Legislators: Beware, the cold kiss of death of Paul Gazelka’s neutrality.

The paw prints of Special Interests were all over a failed bipartisan attempt by the House and Senate to provide victims of sexual harassment an opportunity to hold perpetrators accountable for their actions. And Gazelka was right in the thick of the mess. 

“Minnesota Senate Republicans Monday blocked a Democrat-led attempt to force a vote on what had generally been a bipartisan push to change sexual harassment law that could affect every workplace in the state. To be clear, the actual vote was on a procedural matter, but it fell strictly along partisan lines, and the Senate’s top Republican (Gazelka) said he didn’t think the matter had been properly vetted to be voted on this legislative session,” MPR wrote in it’s Capitol View blog (https://blogs.mprnews.org/capitol-view/) on May 10th. 

The fact that the legislation had been discussed extensively in the House of Representative, and had been authored by Republican Majority Leader Joyce Pepin, didn’t matter at all to Gazelka. The Minnesota Chamber of Commerce had expressed opposition to the bill and that was good enough for Legislative Undertaker Paul Gazelka. He calmly lowered the sexual harassment bill into the coffin along with the hands only bill and had his aides nail it shut.

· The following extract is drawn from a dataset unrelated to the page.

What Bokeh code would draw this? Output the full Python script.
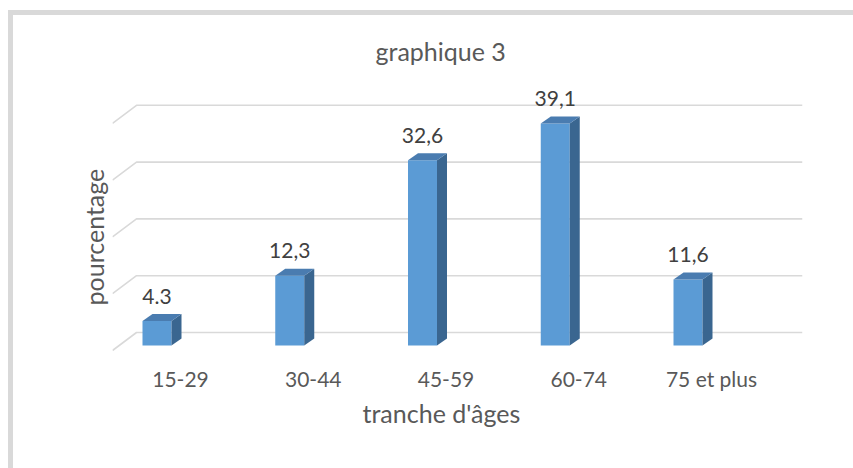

As I’ve written this article I’ve realized my premise that Paul Gazelka is not a leader may be incorrect. He is not a leader for the women who have been sexually harassed. He is not a leader for the families that have lost someone to distracted driving. He  is not a leader for those of us that care about the environment. He is, however a cold, calculating, and effective leader for the Minnesota Chamber of Commerce and the Representatives of Profit Before All.